Diario 16
- Type: Daily newspaper
- Format: Tabloid
- Publisher: Información y Prensa
- Founded: 18 October 1976
- Ceased publication: 7 November 2001
- Political alignment: liberal, center-left
- Language: Spanish
- Headquarters: Madrid

= Diario 16 =

Former Spanish daily newspaper

Diario 16 (Spanish for "Daily 16" or "Newspaper 16") was a Spanish-language daily newspaper published in Madrid, Spain, between 1976 and 2001. The 16 of the title refers to the sixteen founders of Grupo 16, publishers of the weekly news magazine Cambio 16.

==History and profile==
Published by Información y Prensa with headquarters in Madrid, Diario 16 first appeared as an evening newspaper in tabloid format on 18 October 1976.

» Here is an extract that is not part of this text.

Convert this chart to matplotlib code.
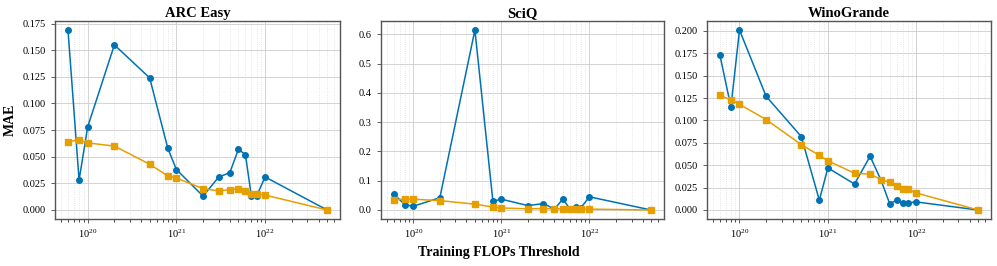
import matplotlib
matplotlib.use("Agg")
from matplotlib import pyplot as plt
from matplotlib.ticker import MultipleLocator

plt.rcParams['font.family'] = ['Liberation Serif', 'DejaVu Serif']
plt.rcParams['mathtext.fontset'] = 'stix'

# training FLOPs thresholds (shared x values)
flops = [6e19, 8e19, 1e20, 2e20, 5e20, 8e20, 1e21, 2e21, 3e21,
         4e21, 5e21, 6e21, 7e21, 8e21, 1e22, 5e22]

titles = ["ARC Easy", "SciQ", "WinoGrande"]

# blue series (circles)
arc_blue = [0.169, 0.028, 0.078, 0.155, 0.124, 0.058, 0.038, 0.013, 0.031,
            0.035, 0.057, 0.052, 0.013, 0.013, 0.031, 0.000]
sciq_blue = [0.055, 0.018, 0.013, 0.042, 0.615, 0.030, 0.037, 0.015, 0.022,
             0.003, 0.038, 0.003, 0.010, 0.008, 0.045, 0.000]
wino_blue = [0.173, 0.115, 0.201, 0.127, 0.082, 0.011, 0.047, 0.029, 0.060,
             0.033, 0.007, 0.011, 0.008, 0.008, 0.009, 0.000]

# orange series (squares)
arc_orange = [0.064, 0.066, 0.063, 0.060, 0.043, 0.032, 0.030, 0.020, 0.018,
              0.019, 0.020, 0.018, 0.015, 0.015, 0.014, 0.000]
sciq_orange = [0.034, 0.038, 0.037, 0.032, 0.020, 0.010, 0.007, 0.004, 0.005,
               0.004, 0.004, 0.004, 0.004, 0.004, 0.003, 0.000]
wino_orange = [0.128, 0.123, 0.118, 0.101, 0.073, 0.061, 0.055, 0.041, 0.040,
               0.034, 0.031, 0.027, 0.023, 0.023, 0.019, 0.000]

blue_sets = [arc_blue, sciq_blue, wino_blue]
orange_sets = [arc_orange, sciq_orange, wino_orange]
y_steps = [0.025, 0.1, 0.025]

fig = plt.figure(figsize=(9.97, 2.66), dpi=100)
positions = [[0.0552, 0.1767, 0.2859, 0.7444],
             [0.3821, 0.1767, 0.2838, 0.7444],
             [0.7091, 0.1767, 0.2849, 0.7444]]

for i in range(3):
    ax = fig.add_axes(positions[i])
    ax.plot(flops, blue_sets[i], color='#0072B2', marker='o', markersize=4,
            linewidth=1.1)
    ax.plot(flops, orange_sets[i], color='#E69F00', marker='s', markersize=4,
            linewidth=1.1)
    ax.set_xscale('log')
    ax.yaxis.set_major_locator(MultipleLocator(y_steps[i]))
    ax.set_title(titles[i], fontsize=10.5, fontweight='bold', pad=3)
    ax.grid(True, which='major', color='#cccccc', linewidth=0.6)
    ax.grid(True, which='minor', color='#dddddd', linestyle=':', linewidth=0.6)
    ax.tick_params(labelsize=7.5, length=3, width=0.6, color='#444444')
    ax.tick_params(which='minor', length=1.8, width=0.5)
    for s in ax.spines.values():
        s.set_color('#555555')
        s.set_linewidth(1.0)
    if i == 0:
        ax.set_ylabel('MAE', fontsize=10, fontweight='bold')

fig.text(0.5, 0.05, 'Training FLOPs Threshold', ha='center', va='center',
         fontsize=10, fontweight='bold')

fig.savefig('out.png', dpi=100)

With the French daily newspaper Le Monde as its model, Diario 16 joined El País as one of the clutch of new post-Franco newspapers to appear during the early stages of the Spanish transition to democracy.

Pedro J. Ramírez served as editor-in-chief of the paper who was appointed to the post when he was 28 years old. Ramirez's tenure ended in 1989 following his permission for the publication of the news about the close links between GAL and Felipe González’s government. The film critic was Carlos Semprún.

Diario 16 had a liberal and center-left stance. The US Department of State described the paper as a centrist publication in 2000.

Diario 16 was a pioneer in investigative journalism in Spain together with the magazine Cambio 16. The newspaper often criticized President George W. Bush and ETA, and was the subject of several lawsuits.

Diario 16 was closed on 7 November 2001.

==Circulation==
The 1977 circulation of Diario 16 was 73,073 copies, but it fell to 47,672 copies in 1978. According to the 1981 General Media Study (Estudio General de Medios), it had about 100,000 readers. In 1993, the paper had a circulation of 109,338 copies. Next year it decreased to 86,000 copies.